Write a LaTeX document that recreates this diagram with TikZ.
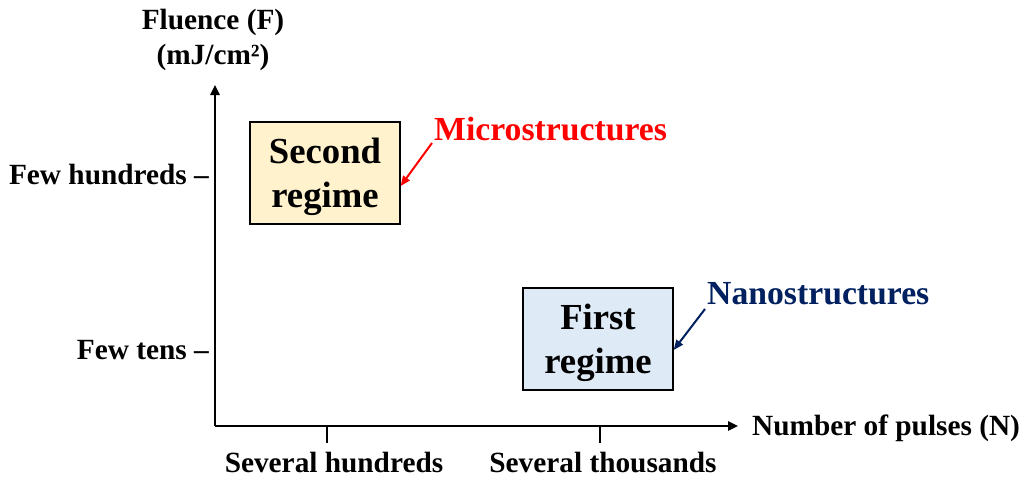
\documentclass[tikz,border=0pt]{standalone}
\usepackage{fontspec}
\setmainfont{Liberation Serif}
\usetikzlibrary{arrows.meta}
\definecolor{boxyellow}{HTML}{FFF2CC}
\definecolor{boxblue}{HTML}{DEEBF7}
\definecolor{navy}{HTML}{002060}
\begin{document}
\begin{tikzpicture}[x=1pt,y=-1pt,
  lbl/.style={font=\fontsize{29.3}{35}\selectfont\bfseries, inner sep=0pt},
  regime/.style={draw=black, line width=1.3pt, minimum width=150pt, minimum height=102pt, align=center, font=\fontsize{36.7}{44}\selectfont\bfseries, inner sep=0pt},
  axis/.style={line width=2.4pt, -{Triangle[length=10pt,width=9pt]}},
  tick/.style={line width=1.5pt},
  callout/.style={font=\fontsize{33.7}{38}\selectfont\bfseries, inner sep=0pt},
  pointer/.style={line width=2pt, -{Triangle[length=10pt,width=8pt]}}
]
\useasboundingbox (0,0) rectangle (1029,479);
\coordinate (O) at (215,426);
\coordinate (ytop) at (215,85);
\coordinate (xend) at (738,426);
\draw[axis] (O) -- (ytop);
\draw[axis] (O) -- (xend);
\node[lbl, align=center] (ylab) at (213,40) {Fluence (F)\\(mJ/cm²)};
\node[lbl, anchor=west] (xlab) at (752,428) {Number of pulses (N)};
\node[lbl, anchor=east] (yt1) at (209,175) {Few hundreds –};
\node[lbl, anchor=east] (yt2) at (209,350) {Few tens –};
\coordinate (t1a) at (327,427);
\coordinate (t1b) at (327,443);
\coordinate (t2a) at (600,427);
\coordinate (t2b) at (600,443);
\draw[tick] (t1a) -- (t1b);
\draw[tick] (t2a) -- (t2b);
\node[lbl] (xt1) at (334,463) {Several hundreds};
\node[lbl] (xt2) at (603,463) {Several thousands};
\node[regime, fill=boxyellow] (second) at (325,173) {};
\node[regime, fill=boxblue] (first) at (598,339) {};
\node[align=center, font=\fontsize{36.7}{44}\selectfont\bfseries, inner sep=0pt] (secondtxt) at (325,177) {Second\\regime};
\node[align=center, font=\fontsize{36.7}{44}\selectfont\bfseries, inner sep=0pt] (firsttxt) at (598,343) {First\\regime};
\node[callout, text=red, anchor=west] (micro) at (434,129) {Microstructures};
\node[callout, text=navy, anchor=west] (nano) at (707,294) {Nanostructures};
\coordinate (m0) at (432,143);
\coordinate (n0) at (705,309);
\draw[pointer, red] (m0) -- (second.east |- 0,186);
\draw[pointer, navy] (n0) -- (first.east |- 0,350);
\end{tikzpicture}
\end{document}
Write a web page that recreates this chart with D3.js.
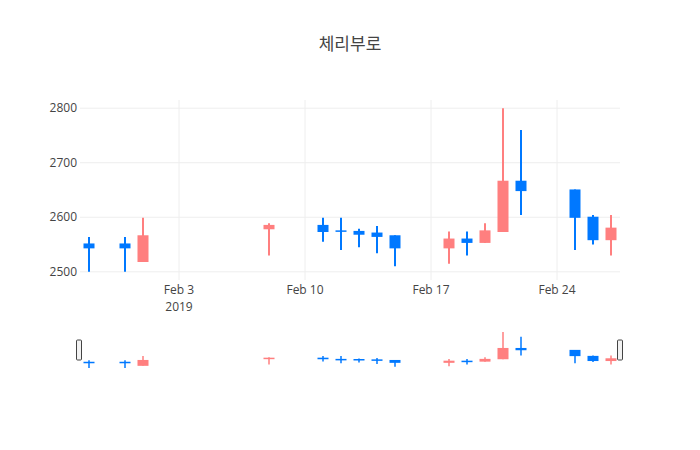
<!DOCTYPE html>
<html><head><meta charset="utf-8">
<script src="https://cdn.jsdelivr.net/npm/d3@7"></script>
<style>body{margin:0;background:#fff}text{font-family:"Open Sans","Noto Sans CJK KR",sans-serif}</style>
</head><body>
<script>
var w = 700, h = 450;

var dates = ["2019-01-29","2019-01-31","2019-02-01","2019-02-08","2019-02-11","2019-02-12","2019-02-13","2019-02-14","2019-02-15",
  "2019-02-18","2019-02-19","2019-02-20","2019-02-21","2019-02-22","2019-02-25","2019-02-26","2019-02-27"];
var open  = [2552,2552,2518,2578,2586,2576,2575,2572,2567,2543,2561,2553,2573,2667,2651,2601,2558];
var high  = [2564,2564,2599,2589,2599,2599,2579,2584,2567,2574,2574,2589,2800,2760,2651,2604,2604];
var low   = [2500,2500,2518,2530,2555,2540,2545,2534,2510,2515,2530,2553,2573,2604,2540,2550,2530];
var close = [2543,2543,2567,2586,2573,2574,2568,2564,2543,2561,2553,2576,2667,2648,2599,2558,2581];
var yTicks = [2500,2600,2700,2800];
var xTicks = ["2019-02-03","2019-02-10","2019-02-17","2019-02-24"];

var parse = d3.timeParse("%Y-%m-%d");
var data = dates.map(function(d, i){
  return {date: parse(d), o: open[i], h: high[i], l: low[i], c: close[i]};
});

var x0 = d3.timeHour.offset(parse("2019-01-29"), -12), x1 = d3.timeHour.offset(parse("2019-02-27"), 12);
var x = d3.scaleTime().domain([x0, x1]).range([80, 620]);
var y = d3.scaleLinear().domain([2485, 2815]).range([280, 100]);
var ys = d3.scaleLinear().domain([2500, 2800]).range([368, 332]);

var up = "#ff7f7f", down = "#0078ff";

var svg = d3.select("body").append("svg").attr("width", w).attr("height", h);

svg.append("text").attr("x", 350).attr("y", 50).attr("text-anchor", "middle")
  .attr("font-size", 17).attr("fill", "#444").text("체리부로");

// grid
svg.selectAll(".yg").data(yTicks).enter().append("line")
  .attr("x1", 80).attr("x2", 620).attr("y1", d => y(d)).attr("y2", d => y(d))
  .attr("stroke", "#eee");
svg.selectAll(".xg").data(xTicks).enter().append("line")
  .attr("x1", d => x(parse(d))).attr("x2", d => x(parse(d))).attr("y1", 100).attr("y2", 280)
  .attr("stroke", "#eee");

svg.selectAll(".yt").data(yTicks).enter().append("text")
  .attr("x", 77).attr("y", d => y(d) + 4).attr("text-anchor", "end")
  .attr("font-size", 12).attr("fill", "#444").text(d => d);
svg.selectAll(".xt").data(xTicks).enter().append("text")
  .attr("x", d => x(parse(d))).attr("y", 294).attr("text-anchor", "middle")
  .attr("font-size", 12).attr("fill", "#444").text(d => d3.timeFormat("%b %-d")(parse(d)));
svg.append("text").attr("x", x(parse(xTicks[0]))).attr("y", 311).attr("text-anchor", "middle")
  .attr("font-size", 12).attr("fill", "#444").text("2019");

function candles(g, ys, bw, sw) {
  var c = g.selectAll("g").data(data).enter().append("g");
  c.append("line").attr("x1", d => x(d.date)).attr("x2", d => x(d.date))
    .attr("y1", d => ys(d.h)).attr("y2", d => ys(d.l))
    .attr("stroke", d => d.c >= d.o ? up : down).attr("stroke-width", sw);
  c.append("rect").attr("x", d => x(d.date) - bw / 2).attr("width", bw)
    .attr("y", d => ys(Math.max(d.o, d.c)))
    .attr("height", d => Math.max(1.5, ys(Math.min(d.o, d.c)) - ys(Math.max(d.o, d.c))))
    .attr("fill", d => d.c >= d.o ? up : down);
}
candles(svg.append("g"), y, 11, 2);
candles(svg.append("g"), ys, 11, 1.5);

// range slider handles
[79, 620].forEach(function(hx){
  svg.append("rect").attr("x", hx - 2.5).attr("y", 340).attr("width", 5).attr("height", 20)
    .attr("rx", 1).attr("fill", "#f2f2f2").attr("stroke", "#444").attr("stroke-width", 1);
});
</script>
</body></html>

◇ ◇ ◇ ◇ ◇

[What to produce]
Print the records above exactly as they stand, but leave out the pictures.

[Output]
Write a LaTeX document that recreates this diagram with TikZ.
\documentclass[tikz,border=0pt]{standalone}
\usepackage{fontspec}
\setmainfont{Liberation Serif}
\usetikzlibrary{arrows.meta}
\definecolor{boxyellow}{HTML}{FFF2CC}
\definecolor{boxblue}{HTML}{DEEBF7}
\definecolor{navy}{HTML}{002060}
\begin{document}
\begin{tikzpicture}[x=1pt,y=-1pt,
  lbl/.style={font=\fontsize{29.3}{35}\selectfont\bfseries, inner sep=0pt},
  regime/.style={draw=black, line width=1.3pt, minimum width=150pt, minimum height=102pt, align=center, font=\fontsize{36.7}{44}\selectfont\bfseries, inner sep=0pt},
  axis/.style={line width=2.4pt, -{Triangle[length=10pt,width=9pt]}},
  tick/.style={line width=1.5pt},
  callout/.style={font=\fontsize{33.7}{38}\selectfont\bfseries, inner sep=0pt},
  pointer/.style={line width=2pt, -{Triangle[length=10pt,width=8pt]}}
]
\useasboundingbox (0,0) rectangle (1029,479);
\coordinate (O) at (215,426);
\coordinate (ytop) at (215,85);
\coordinate (xend) at (738,426);
\draw[axis] (O) -- (ytop);
\draw[axis] (O) -- (xend);
\node[lbl, align=center] (ylab) at (213,40) {Fluence (F)\\(mJ/cm²)};
\node[lbl, anchor=west] (xlab) at (752,428) {Number of pulses (N)};
\node[lbl, anchor=east] (yt1) at (209,175) {Few hundreds –};
\node[lbl, anchor=east] (yt2) at (209,350) {Few tens –};
\coordinate (t1a) at (327,427);
\coordinate (t1b) at (327,443);
\coordinate (t2a) at (600,427);
\coordinate (t2b) at (600,443);
\draw[tick] (t1a) -- (t1b);
\draw[tick] (t2a) -- (t2b);
\node[lbl] (xt1) at (334,463) {Several hundreds};
\node[lbl] (xt2) at (603,463) {Several thousands};
\node[regime, fill=boxyellow] (second) at (325,173) {};
\node[regime, fill=boxblue] (first) at (598,339) {};
\node[align=center, font=\fontsize{36.7}{44}\selectfont\bfseries, inner sep=0pt] (secondtxt) at (325,177) {Second\\regime};
\node[align=center, font=\fontsize{36.7}{44}\selectfont\bfseries, inner sep=0pt] (firsttxt) at (598,343) {First\\regime};
\node[callout, text=red, anchor=west] (micro) at (434,129) {Microstructures};
\node[callout, text=navy, anchor=west] (nano) at (707,294) {Nanostructures};
\coordinate (m0) at (432,143);
\coordinate (n0) at (705,309);
\draw[pointer, red] (m0) -- (second.east |- 0,186);
\draw[pointer, navy] (n0) -- (first.east |- 0,350);
\end{tikzpicture}
\end{document}
Write a web page that recreates this chart with D3.js.
<!DOCTYPE html>
<html><head><meta charset="utf-8">
<script src="https://cdn.jsdelivr.net/npm/d3@7"></script>
<style>body{margin:0;background:#fff}text{font-family:"Open Sans","Noto Sans CJK KR",sans-serif}</style>
</head><body>
<script>
var w = 700, h = 450;

var dates = ["2019-01-29","2019-01-31","2019-02-01","2019-02-08","2019-02-11","2019-02-12","2019-02-13","2019-02-14","2019-02-15",
  "2019-02-18","2019-02-19","2019-02-20","2019-02-21","2019-02-22","2019-02-25","2019-02-26","2019-02-27"];
var open  = [2552,2552,2518,2578,2586,2576,2575,2572,2567,2543,2561,2553,2573,2667,2651,2601,2558];
var high  = [2564,2564,2599,2589,2599,2599,2579,2584,2567,2574,2574,2589,2800,2760,2651,2604,2604];
var low   = [2500,2500,2518,2530,2555,2540,2545,2534,2510,2515,2530,2553,2573,2604,2540,2550,2530];
var close = [2543,2543,2567,2586,2573,2574,2568,2564,2543,2561,2553,2576,2667,2648,2599,2558,2581];
var yTicks = [2500,2600,2700,2800];
var xTicks = ["2019-02-03","2019-02-10","2019-02-17","2019-02-24"];

var parse = d3.timeParse("%Y-%m-%d");
var data = dates.map(function(d, i){
  return {date: parse(d), o: open[i], h: high[i], l: low[i], c: close[i]};
});

var x0 = d3.timeHour.offset(parse("2019-01-29"), -12), x1 = d3.timeHour.offset(parse("2019-02-27"), 12);
var x = d3.scaleTime().domain([x0, x1]).range([80, 620]);
var y = d3.scaleLinear().domain([2485, 2815]).range([280, 100]);
var ys = d3.scaleLinear().domain([2500, 2800]).range([368, 332]);

var up = "#ff7f7f", down = "#0078ff";

var svg = d3.select("body").append("svg").attr("width", w).attr("height", h);

svg.append("text").attr("x", 350).attr("y", 50).attr("text-anchor", "middle")
  .attr("font-size", 17).attr("fill", "#444").text("체리부로");

// grid
svg.selectAll(".yg").data(yTicks).enter().append("line")
  .attr("x1", 80).attr("x2", 620).attr("y1", d => y(d)).attr("y2", d => y(d))
  .attr("stroke", "#eee");
svg.selectAll(".xg").data(xTicks).enter().append("line")
  .attr("x1", d => x(parse(d))).attr("x2", d => x(parse(d))).attr("y1", 100).attr("y2", 280)
  .attr("stroke", "#eee");

svg.selectAll(".yt").data(yTicks).enter().append("text")
  .attr("x", 77).attr("y", d => y(d) + 4).attr("text-anchor", "end")
  .attr("font-size", 12).attr("fill", "#444").text(d => d);
svg.selectAll(".xt").data(xTicks).enter().append("text")
  .attr("x", d => x(parse(d))).attr("y", 294).attr("text-anchor", "middle")
  .attr("font-size", 12).attr("fill", "#444").text(d => d3.timeFormat("%b %-d")(parse(d)));
svg.append("text").attr("x", x(parse(xTicks[0]))).attr("y", 311).attr("text-anchor", "middle")
  .attr("font-size", 12).attr("fill", "#444").text("2019");

function candles(g, ys, bw, sw) {
  var c = g.selectAll("g").data(data).enter().append("g");
  c.append("line").attr("x1", d => x(d.date)).attr("x2", d => x(d.date))
    .attr("y1", d => ys(d.h)).attr("y2", d => ys(d.l))
    .attr("stroke", d => d.c >= d.o ? up : down).attr("stroke-width", sw);
  c.append("rect").attr("x", d => x(d.date) - bw / 2).attr("width", bw)
    .attr("y", d => ys(Math.max(d.o, d.c)))
    .attr("height", d => Math.max(1.5, ys(Math.min(d.o, d.c)) - ys(Math.max(d.o, d.c))))
    .attr("fill", d => d.c >= d.o ? up : down);
}
candles(svg.append("g"), y, 11, 2);
candles(svg.append("g"), ys, 11, 1.5);

// range slider handles
[79, 620].forEach(function(hx){
  svg.append("rect").attr("x", hx - 2.5).attr("y", 340).attr("width", 5).attr("height", 20)
    .attr("rx", 1).attr("fill", "#f2f2f2").attr("stroke", "#444").attr("stroke-width", 1);
});
</script>
</body></html>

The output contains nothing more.